Méury afirma que, assim como Gaby Amarantos, a COP30 foi importante para a popularização do rock doido neste ano. Ocorrido em Belém, o evento foi uma oportunidade para os turistas (gringos e brasileiros) conhecerem as festas do tecnobrega eufórico.
“No começo [da trajetória do rock doido], eu e outros DJs fomos fazendo remixes com reggaeton e músicas nacionais, de artistas como Manu Batidão e Viviane Batidão e Anitta”, conta a artista.
Remix do remix
O crescente interesse pelo rock doido levou até à criação de um aplicativo (RockDoido), que reúne várias setlists e faixas do estilo. Isso porque a cultura do tecnobrega tem uma dinâmica bem diferente da indústria musical mainstream — muitos de seus hits ficam fora de plataformas como Spotify.
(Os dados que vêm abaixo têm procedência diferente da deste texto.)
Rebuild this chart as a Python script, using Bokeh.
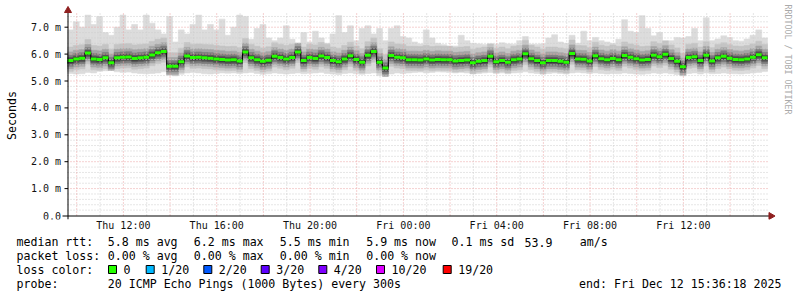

“Tem uma figura central do distribuidor de tecnobrega que é o pirateiro. Lá nos anos 2000, ele fazia as cópias piratas e coletâneas das aparelhagens. Era o divulgador”, explica Zek. “Hoje o pirateiro tem aplicativo e YouTube para subir playlists, mixagens…”
Zek reconhece a complexidade sobre o assunto. Diz que se irritaria ao ver alguém lucrando com sua música sem o creditar. Ele enfatiza, porém, que esse tipo de discussão não tem força na cultura das aparelhagens — e consequentemente, no rock doido.
“Esse lance de autoria é uma discussão muito moderna”, continua ele. “Que tipo de compositor tem acesso a esse tipo de proteção do ECAD [Escritório Central de Arrecadação e Distribuição]? Essa é uma discussão que não existe na cultura de aparelhagem. Ali é liberdade criativa mesmo! Faça o seu, eu faço o meu. Se tu me copiar, vou lá e te copio de novo!”
Ainda falando sobre a dinâmica mercadológica do rock doido, Zek diz: “A indústria musical empurra todo tipo de música para a gente consumir goela abaixo. Beleza, a gente vai ouvir essas músicas internacionais. Mas a gente ouve do nosso jeito. Coloca na nossa língua, no nosso sotaque e na nossa batida para a gente dançar do nosso jeito… A palavra ‘rock’ é muito simbólica né? A gente daqui absorve toda cultura do mundo e devolve do nosso jeito. Acho que isso também significa rock doido.”